Cognitive playfulness, creative capacity and generation ‘C’ learners

Publication date: 
19 June 2008
Type: 
conference paper

Publication: Cognitive playfulness, creative capacity and generation ‘C’ learners

This paper draws on Jennifer Pei-ling Tan's ongoing doctoral study of student engagement with new digital media technologies in a formal schooling environment to demonstrate the importance of playfulness as a learning disposition. The study shows that cognitive playfulness mobilises productive engagement with learning innovations in the context of a traditional learning culture. Specifically, the paper discusses findings that emerge from Tan’s quantitative study into the level of student engagement with, and usage of, one school’s digital innovation in the form of a new Student Media Centre (SMC). Tan analysed how different student learning dispositions influence the extent to which students engage with new digital technologies in the context of their otherwise traditional schooling.
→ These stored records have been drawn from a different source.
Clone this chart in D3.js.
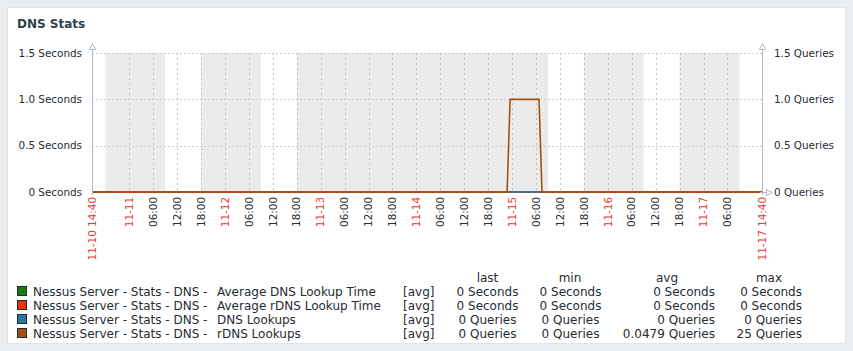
<!DOCTYPE html>
<html><head><meta charset="utf-8">
<script src="https://cdn.jsdelivr.net/npm/d3@7"></script>
<style>
body{margin:0;background:#ebeef0;}
svg{display:block;}
text{font-family:"DejaVu Sans",sans-serif;}
</style></head>
<body>
<svg id="c" width="853" height="351"></svg>
<script>
// ---- data ----
const title = "DNS Stats";
const timeStart = "2021-11-10 14:40";
const timeEnd = "2021-11-17 14:40";
const yTicksLeft = [0, 0.5, 1.0, 1.5];
const yTickLabelsLeft = ["0 Seconds", "0.5 Seconds", "1.0 Seconds", "1.5 Seconds"];
const yTickLabelsRight = ["0 Queries", "0.5 Queries", "1.0 Queries", "1.5 Queries"];
const xTickTimes = ["2021-11-10 14:40","2021-11-11 00:00","2021-11-11 06:00","2021-11-11 12:00","2021-11-11 18:00",
  "2021-11-12 00:00","2021-11-12 06:00","2021-11-12 12:00","2021-11-12 18:00",
  "2021-11-13 00:00","2021-11-13 06:00","2021-11-13 12:00","2021-11-13 18:00",
  "2021-11-14 00:00","2021-11-14 06:00","2021-11-14 12:00","2021-11-14 18:00",
  "2021-11-15 00:00","2021-11-15 06:00","2021-11-15 12:00","2021-11-15 18:00",
  "2021-11-16 00:00","2021-11-16 06:00","2021-11-16 12:00","2021-11-16 18:00",
  "2021-11-17 00:00","2021-11-17 06:00","2021-11-17 14:40"];
const xTickLabels = ["11-10 14:40","11-11","06:00","12:00","18:00","11-12","06:00","12:00","18:00",
  "11-13","06:00","12:00","18:00","11-14","06:00","12:00","18:00","11-15","06:00","12:00","18:00",
  "11-16","06:00","12:00","18:00","11-17","06:00","11-17 14:40"];
const xTickIsDate = [1,1,0,0,0,1,0,0,0,1,0,0,0,1,0,0,0,1,0,0,0,1,0,0,0,1,0,1];
const nonWorkStart = ["2021-11-10 18:00","2021-11-11 18:00","2021-11-12 18:00","2021-11-15 18:00","2021-11-16 18:00"];
const nonWorkEnd   = ["2021-11-11 09:00","2021-11-12 09:00","2021-11-15 09:00","2021-11-16 09:00","2021-11-17 09:00"];

const seriesNames = ["Average DNS Lookup Time","Average rDNS Lookup Time","DNS Lookups","rDNS Lookups"];
const seriesColors = ["#1a7c11","#f63100","#2774a4","#a54f10"];
const seriesAxis = ["left","left","right","right"];
const avgTimeTimes = ["2021-11-10 14:40","2021-11-17 14:40"];
const avgDnsTimeValues = [0, 0];
const avgRdnsTimeValues = [0, 0];
const dnsLookupTimes = ["2021-11-14 22:50","2021-11-15 07:30"];
const dnsLookupValues = [0, 0];
const rdnsLookupTimes = ["2021-11-10 14:40","2021-11-14 22:45","2021-11-14 23:30","2021-11-15 06:45","2021-11-15 07:30","2021-11-17 14:40"];
const rdnsLookupValues = [0, 0, 1, 1, 0, 0];
const legendLast = ["0 Seconds","0 Seconds","0 Queries","0 Queries"];
const legendMin  = ["0 Seconds","0 Seconds","0 Queries","0 Queries"];
const legendAvg  = ["0 Seconds","0 Seconds","0 Queries","0.0479 Queries"];
const legendMax  = ["0 Seconds","0 Seconds","0 Queries","25 Queries"];

// ---- drawing ----
const parse = d3.utcParse("%Y-%m-%d %H:%M");
const svg = d3.select("#c");
const L = 92, R = 762, T = 53, B = 192;
const x = d3.scaleUtc().domain([parse(timeStart), parse(timeEnd)]).range([L, R]);
const yL = d3.scaleLinear().domain([0, 1.5]).range([B, T]);
const yR = d3.scaleLinear().domain([0, 1.5]).range([B, T]);
const axisCol = "#acbbc2", textCol = "#1f2c33";

svg.append("rect").attr("x",7.5).attr("y",7.5).attr("width",838).attr("height",336)
  .attr("fill","#fff").attr("stroke","#dfe4e7");
svg.append("text").attr("x",17).attr("y",28).attr("font-size",12).attr("font-weight","bold")
  .attr("fill","#2c3e4b").text(title);

// shaded non-working periods
svg.append("g").selectAll("rect").data(nonWorkStart).join("rect")
  .attr("x",(d)=>x(parse(d))).attr("y",T)
  .attr("width",(d,i)=>x(parse(nonWorkEnd[i]))-x(parse(d))).attr("height",B-T)
  .attr("fill","#ebebeb");

// horizontal grid
svg.append("g").selectAll("line").data(yTicksLeft.filter(v=>v>0)).join("line")
  .attr("x1",L).attr("x2",R).attr("y1",d=>Math.round(yL(d))+0.5).attr("y2",d=>Math.round(yL(d))+0.5)
  .attr("stroke","#c8d0d4").attr("stroke-dasharray","2,2");
// vertical grid
svg.append("g").selectAll("line").data(xTickTimes.slice(1,-1)).join("line")
  .attr("x1",d=>Math.round(x(parse(d)))+0.5).attr("x2",d=>Math.round(x(parse(d)))+0.5)
  .attr("y1",T).attr("y2",B).attr("stroke","#b9c5cb").attr("stroke-dasharray","2,3");

// y axis labels
const gl = svg.append("g").attr("font-size",10.4).attr("fill",textCol);
gl.selectAll("text").data(yTicksLeft).join("text")
  .attr("x",82).attr("y",d=>yL(d)).attr("dy","0.36em").attr("text-anchor","end")
  .text((d,i)=>yTickLabelsLeft[i]);
const gr = svg.append("g").attr("font-size",10.4).attr("fill",textCol);
gr.selectAll("text").data(yTicksLeft).join("text")
  .attr("x",774).attr("y",d=>yR(d)).attr("dy","0.36em").attr("text-anchor","start")
  .text((d,i)=>yTickLabelsRight[i]);

// x labels
svg.append("g").attr("font-size",10.4).selectAll("text").data(xTickTimes).join("text")
  .attr("transform",d=>`translate(${x(parse(d))},197) rotate(-90)`)
  .attr("dy","0.36em").attr("text-anchor","end")
  .attr("fill",(d,i)=>xTickIsDate[i]?"#e53935":textCol)
  .text((d,i)=>xTickLabels[i]);

// series lines
const seriesData = [
  [avgTimeTimes, avgDnsTimeValues],
  [avgTimeTimes, avgRdnsTimeValues],
  [dnsLookupTimes, dnsLookupValues],
  [rdnsLookupTimes, rdnsLookupValues]
];
seriesData.forEach((s,i)=>{
  const sc = seriesAxis[i]==="left"?yL:yR;
  const pts = s[0].map((t,j)=>[x(parse(t)), sc(s[1][j])]);
  svg.append("path").attr("d",d3.line()(pts)).attr("fill","none")
    .attr("stroke",seriesColors[i]).attr("stroke-width",1.6);
});

// axes
const ax = svg.append("g").attr("stroke",axisCol).attr("fill","#fff");
ax.append("line").attr("x1",L+0.5).attr("x2",L+0.5).attr("y1",48).attr("y2",B+3);
ax.append("line").attr("x1",R+0.5).attr("x2",R+0.5).attr("y1",48).attr("y2",B+3);
ax.append("line").attr("x1",R-2).attr("x2",R+4).attr("y1",B+0.5).attr("y2",B+0.5);
ax.append("path").attr("d",`M${L-2.5},49.5 L${L+3.5},49.5 L${L+0.5},43.5 Z`);
ax.append("path").attr("d",`M${R-2.5},49.5 L${R+3.5},49.5 L${R+0.5},43.5 Z`);
ax.append("path").attr("d",`M${R+4.5},${B-2.5} L${R+4.5},${B+3.5} L${R+10.5},${B+0.5} Z`);

// legend
const lg = svg.append("g").attr("font-size",12).attr("fill",textCol);
const rowY = [291.5, 305.5, 319.5, 333.5];
lg.append("text").attr("x",487.5).attr("y",277.5).attr("dy","0.36em").attr("text-anchor","middle").text("last");
lg.append("text").attr("x",570).attr("y",277.5).attr("dy","0.36em").attr("text-anchor","middle").text("min");
lg.append("text").attr("x",667).attr("y",277.5).attr("dy","0.36em").attr("text-anchor","middle").text("avg");
lg.append("text").attr("x",769).attr("y",277.5).attr("dy","0.36em").attr("text-anchor","middle").text("max");
seriesNames.forEach((n,i)=>{
  const yy = rowY[i];
  lg.append("rect").attr("x",17.5).attr("y",yy-5).attr("width",9).attr("height",9)
    .attr("fill",seriesColors[i]).attr("stroke","#1f2c33").attr("stroke-width",1);
  lg.append("text").attr("x",33).attr("y",yy).attr("dy","0.36em").text("Nessus Server - Stats - DNS -");
  lg.append("text").attr("x",217).attr("y",yy).attr("dy","0.36em").text(n);
  lg.append("text").attr("x",403).attr("y",yy).attr("dy","0.36em").text("[avg]");
  lg.append("text").attr("x",487.5).attr("y",yy).attr("dy","0.36em").attr("text-anchor","middle").text(legendLast[i]);
  lg.append("text").attr("x",570.5).attr("y",yy).attr("dy","0.36em").attr("text-anchor","middle").text(legendMin[i]);
  lg.append("text").attr("x",715).attr("y",yy).attr("dy","0.36em").attr("text-anchor","end").text(legendAvg[i]);
  lg.append("text").attr("x",802).attr("y",yy).attr("dy","0.36em").attr("text-anchor","end").text(legendMax[i]);
});
</script>
</body></html>
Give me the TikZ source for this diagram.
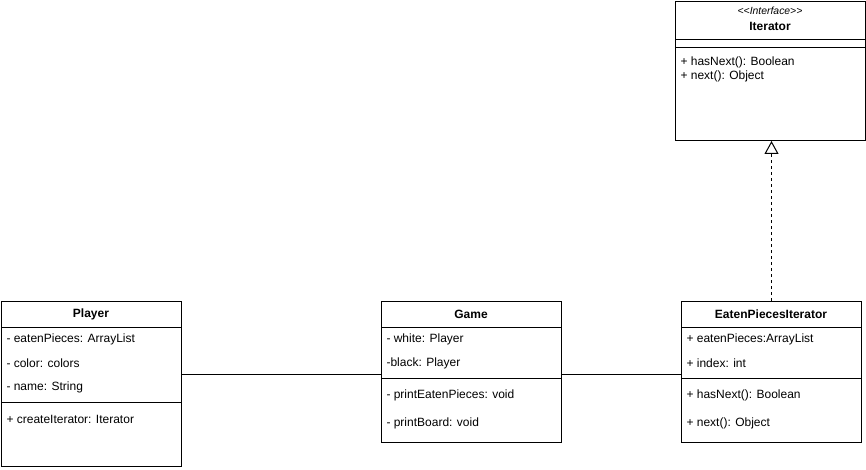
\documentclass[tikz,border=0pt]{standalone}
\usepackage{fontspec}
\setmainfont{Liberation Sans}
\usetikzlibrary{positioning,arrows.meta}

\begin{document}
\begin{tikzpicture}[x=0.75pt,y=-0.75pt,line width=0.75pt,
    font=\fontsize{9}{11}\selectfont,
    classbox/.style={draw,inner sep=0pt,anchor=north west,minimum width=135pt},
    member/.style={anchor=west,inner sep=0pt},
    title/.style={inner sep=0pt,font=\fontsize{9}{11}\selectfont\bfseries}]
    \useasboundingbox (0,0) rectangle (866,470);

    % Interface
    \node[classbox,minimum width=142.5pt,minimum height=104.25pt] (iter) at (675,1) {};
    \node[inner sep=0pt,font=\fontsize{7.8}{9}\selectfont\itshape] (iterstereo) at (770,11) {<\kern0pt<Interface>\kern0pt>};
    \node[title] (itername) at (770,26) {Iterator};
    \draw (iter.west |- 0,40) -- (iter.east |- 0,40);
    \draw (iter.west |- 0,48) -- (iter.east |- 0,48);
    \node[member] (iterm1) at (680,62.5) {+ hasNext(): Boolean};
    \node[member] (iterm2) at (680,76.5) {+ next(): Object};

    % Player
    \node[classbox,minimum height=123.75pt] (player) at (1,301) {};
    \node[title] (playername) at (91,314.5) {Player};
    \draw (player.west |- 0,327) -- (player.east |- 0,327);
    \node[member] (playera1) at (6,339.5) {- eatenPieces: ArrayList};
    \node[member] (playera2) at (6,363.5) {- color: colors};
    \node[member] (playera3) at (6,387.5) {- name: String};
    \draw (player.west |- 0,402) -- (player.east |- 0,402);
    \node[member] (playerm1) at (6,419.5) {+ createIterator: Iterator};

    % Game
    \node[classbox,minimum height=105.75pt] (game) at (381,301) {};
    \node[title] (gamename) at (471,314.5) {Game};
    \draw (game.west |- 0,327) -- (game.east |- 0,327);
    \node[member] (gamea1) at (386,339.5) {- white: Player};
    \node[member] (gamea2) at (386,363.5) {-black: Player};
    \draw (game.west |- 0,378) -- (game.east |- 0,378);
    \node[member] (gamem1) at (386,395.5) {- printEatenPieces: void};
    \node[member] (gamem2) at (386,423.5) {- printBoard: void};

    % Concrete iterator
    \node[classbox,minimum height=105.75pt] (epi) at (681,301) {};
    \node[title] (epiname) at (771,314.5) {EatenPiecesIterator};
    \draw (epi.west |- 0,327) -- (epi.east |- 0,327);
    \node[member] (epia1) at (686,339.5) {+ eatenPieces:ArrayList};
    \node[member] (epia2) at (686,363.5) {+ index: int};
    \draw (epi.west |- 0,378) -- (epi.east |- 0,378);
    \node[member] (epim1) at (686,395.5) {+ hasNext(): Boolean};
    \node[member] (epim2) at (686,423.5) {+ next(): Object};

    % Relations
    \coordinate (assoc) at (0,374);
    \draw (player.east |- assoc) -- (game.west |- assoc);
    \draw (game.east |- assoc) -- (epi.west |- assoc);
    \draw[dash pattern=on 2.25pt off 2.25pt,-{Triangle[open,length=9.75pt,width=10.5pt]}] (epi.north) -- (epi.north |- iter.south);
\end{tikzpicture}
\end{document}
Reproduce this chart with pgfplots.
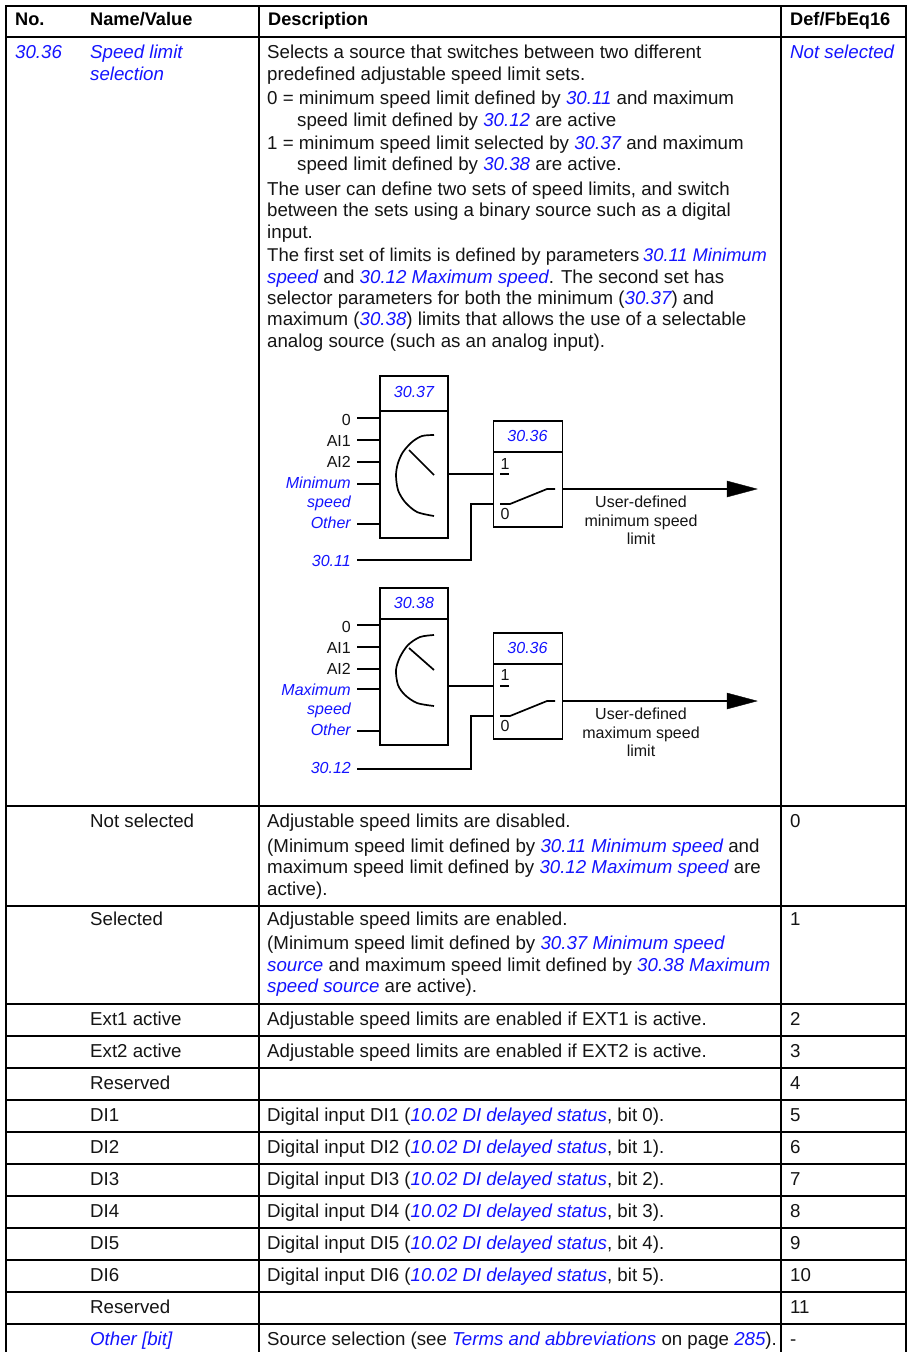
\documentclass[border=0pt]{standalone}
\usepackage{pgfplots}
\pgfplotsset{compat=1.18}
\usepackage{fontspec}
\setmainfont{Liberation Sans}
\definecolor{lk}{RGB}{20,20,255}
\definecolor{tx}{RGB}{20,20,20}
\newcommand\B[1]{\textcolor{lk}{\itshape #1}}
\newcommand\T[3]{\node[anchor=base west,inner sep=0pt,yshift=-0.3pt,font=\fontsize{18.7}{21}\selectfont,text=tx] at (axis cs:#1,#2) {#3};}
\newcommand\TS[4]{\node[anchor=base west,inner sep=0pt,yshift=-0.3pt,font=\fontsize{#1}{21}\selectfont,text=tx] at (axis cs:#2,#3) {#4};}
\newcommand\HB[3]{\node[anchor=base west,inner sep=0pt,yshift=0.5pt,font=\fontsize{18.2}{21}\selectfont\bfseries,text=black] at (axis cs:#1,#2) {#3};}
\newcommand\R[2]{\node[anchor=base east,inner sep=0pt,xshift=1pt,yshift=-0.3pt,font=\fontsize{16}{20}\selectfont,text=tx] at (axis cs:350,#1) {#2};}
\newcommand\C[3]{\node[anchor=base,inner sep=0pt,yshift=-0.3pt,font=\fontsize{16}{20}\selectfont,text=tx] at (axis cs:#1,#2) {#3};}
\newcommand\Ln[1]{\addplot[black,line width=2pt,line cap=rect,no marks] coordinates {#1};}
\newcommand\Th[1]{\addplot[black,line width=1.7pt,no marks] coordinates {#1};}
\begin{document}
\begin{tikzpicture}
\begin{axis}[width=909pt,height=1352pt,scale only axis,hide axis,clip=false,
  xmin=0,xmax=909,ymin=0,ymax=1352,y dir=reverse]
\path (axis cs:0,0) rectangle (axis cs:909,1352);
% table grid
\Ln{(6,6)(906,6)}
\Ln{(6,37)(906,37)}
\Ln{(6,6)(6,1351)}
\Ln{(259,6)(259,1351)}
\Ln{(781,6)(781,1351)}
\Ln{(906,6)(906,1351)}
\Ln{(6,806)(906,806)}
\Ln{(6,906)(906,906)}
\Ln{(6,1004)(906,1004)}
\Ln{(6,1036)(906,1036)}
\Ln{(6,1068)(906,1068)}
\Ln{(6,1100)(906,1100)}
\Ln{(6,1132)(906,1132)}
\Ln{(6,1164)(906,1164)}
\Ln{(6,1196)(906,1196)}
\Ln{(6,1228)(906,1228)}
\Ln{(6,1260)(906,1260)}
\Ln{(6,1292)(906,1292)}
\Ln{(6,1324)(906,1324)}
% header
\HB{15}{26}{No.}
\HB{90}{26}{Name/Value}
\HB{268}{26}{Description}
\HB{790}{26}{Def/FbEq16}
% first row
\T{15}{58}{\B{30.36}}
\T{90}{58}{\B{Speed limit}}
\T{90}{80}{\B{selection}}
\T{790}{58}{\B{Not selected}}
\T{267}{58}{Selects a source that switches between two different}
\T{267}{80}{predefined adjustable speed limit sets.}
\T{267}{104}{0 = minimum speed limit defined by \B{30.11} and maximum}
\T{297}{126}{speed limit defined by \B{30.12} are active}
\T{267}{149}{1 = minimum speed limit selected by \B{30.37} and maximum}
\T{297}{170}{speed limit defined by \B{30.38} are active.}
\T{267}{195}{The user can define two sets of speed limits, and switch}
\T{267}{216}{between the sets using a binary source such as a digital}
\T{267}{238}{input.}
\TS{18.5}{267}{261}{The first set of limits is defined by parameters}
\TS{18.3}{643}{261}{\B{30.11 Minimum}}
\T{267}{283}{\B{speed} and \B{30.12 Maximum speed}. The second set has}
\T{267}{304}{selector parameters for both the minimum (\B{30.37}) and}
\T{267}{325}{maximum (\B{30.38}) limits that allows the use of a selectable}
\T{267}{347}{analog source (such as an analog input).}
% diagram 1
\Th{(380,376)(448,376)(448,538)(380,538)(380,376)(448,376)}
\Th{(380,411)(448,411)}
\Th{(357,418)(380,418)}
\Th{(357,440)(380,440)}
\Th{(357,462)(380,462)}
\Th{(357,484)(380,484)}
\Th{(357,524)(380,524)}
\addplot[black,line width=1.7pt,smooth,no marks] coordinates {(434,435)(422,436)(412,442)(403,452)(398,463)(396,475)(398,490)(405,502)(417,512)(434,516)};
\Th{(409,450)(434,475)}
\Th{(448,474)(493.5,474)}
\Th{(493.5,421)(562.5,421)(562.5,527)(493.5,527)(493.5,421)(562.5,421)}
\Th{(493.5,452)(562.5,452)}
\Th{(500,474)(509,474)}
\Th{(500,504)(510,504)(547,489)(555,489)}
\Th{(562,489)(730,489)}
\addplot[black,fill=black,no marks] coordinates {(727,481)(757,489)(727,497)} -- cycle;
\Th{(357,560)(471,560)(471,504)(493,504)}
\R{425}{0}
\R{446}{AI1}
\R{467}{AI2}
\R{488}{\B{Minimum}}
\R{507}{\B{speed}}
\R{528}{\B{Other}}
\R{566}{\B{30.11}}
\C{414}{397}{\B{30.37}}
\C{527.5}{441}{\B{30.36}}
\C{505}{469}{1}
\C{505}{519}{0}
\C{641}{507}{User-defined}
\C{641}{526}{minimum speed}
\C{641}{544}{limit}
% diagram 2
\Th{(380,588)(448,588)(448,745)(380,745)(380,588)(448,588)}
\Th{(380,619)(448,619)}
\Th{(357,625)(380,625)}
\Th{(357,647)(380,647)}
\Th{(357,669)(380,669)}
\Th{(357,689)(380,689)}
\Th{(357,731)(380,731)}
\addplot[black,line width=1.7pt,smooth,no marks] coordinates {(434,635)(420,637)(408,645)(400,657)(396,670)(398,685)(405,695)(417,703)(434,706)};
\Th{(409,648)(434,670)}
\Th{(448,686)(493.5,686)}
\Th{(493.5,633)(562.5,633)(562.5,739)(493.5,739)(493.5,633)(562.5,633)}
\Th{(493.5,664)(562.5,664)}
\Th{(500,686)(509,686)}
\Th{(500,716)(510,716)(547,701)(555,701)}
\Th{(562,701)(730,701)}
\addplot[black,fill=black,no marks] coordinates {(727,693)(757,701)(727,709)} -- cycle;
\Th{(357,769)(471,769)(471,716)(493,716)}
\R{632}{0}
\R{653}{AI1}
\R{674}{AI2}
\R{695}{\B{Maximum}}
\R{714}{\B{speed}}
\R{735}{\B{Other}}
\R{773}{\B{30.12}}
\C{414}{608}{\B{30.38}}
\C{527.5}{653}{\B{30.36}}
\C{505}{680}{1}
\C{505}{731}{0}
\C{641}{719}{User-defined}
\C{641}{738}{maximum speed}
\C{641}{756}{limit}
% rows
\T{90}{827}{Not selected}
\T{267}{827}{Adjustable speed limits are disabled.}
\T{267}{852}{(Minimum speed limit defined by \B{30.11 Minimum speed} and}
\T{267}{873}{maximum speed limit defined by \B{30.12 Maximum speed} are}
\T{267}{895}{active).}
\T{790}{827}{0}
\T{90}{925}{Selected}
\T{267}{925}{Adjustable speed limits are enabled.}
\T{267}{949}{(Minimum speed limit defined by \B{30.37 Minimum speed}}
\T{267}{971}{\B{source} and maximum speed limit defined by \B{30.38 Maximum}}
\T{267}{992}{\B{speed source} are active).}
\T{790}{925}{1}
\T{90}{1025}{Ext1 active}
\T{267}{1025}{Adjustable speed limits are enabled if EXT1 is active.}
\T{790}{1025}{2}
\T{90}{1057}{Ext2 active}
\T{267}{1057}{Adjustable speed limits are enabled if EXT2 is active.}
\T{790}{1057}{3}
\T{90}{1089}{Reserved}
\T{790}{1089}{4}
\T{90}{1121}{DI1}
\T{267}{1121}{Digital input DI1 (\B{10.02 DI delayed status}, bit 0).}
\T{790}{1121}{5}
\T{90}{1153}{DI2}
\T{267}{1153}{Digital input DI2 (\B{10.02 DI delayed status}, bit 1).}
\T{790}{1153}{6}
\T{90}{1185}{DI3}
\T{267}{1185}{Digital input DI3 (\B{10.02 DI delayed status}, bit 2).}
\T{790}{1185}{7}
\T{90}{1217}{DI4}
\T{267}{1217}{Digital input DI4 (\B{10.02 DI delayed status}, bit 3).}
\T{790}{1217}{8}
\T{90}{1249}{DI5}
\T{267}{1249}{Digital input DI5 (\B{10.02 DI delayed status}, bit 4).}
\T{790}{1249}{9}
\T{90}{1281}{DI6}
\T{267}{1281}{Digital input DI6 (\B{10.02 DI delayed status}, bit 5).}
\T{790}{1281}{10}
\T{90}{1313}{Reserved}
\T{790}{1313}{11}
\T{90}{1345}{\B{Other [bit]}}
\T{267}{1345}{Source selection (see \B{Terms and abbreviations} on page \B{285}).}
\T{790}{1345}{-}
\end{axis}
\end{tikzpicture}
\end{document}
What emerges from the study is the interesting finding that cognitive playfulness, defined as ‘the learner’s dexterity and agility in terms of intellectual curiosity and imagination/creativity’, is a key factor in predicting students’ valuing of the opportunities that Web 2.0 open-source digital learning affords. In presenting an empirical validation of this finding, the paper contributes new knowledge to the problematic relationship between student-led digitally-enhanced learning and formal academic schooling.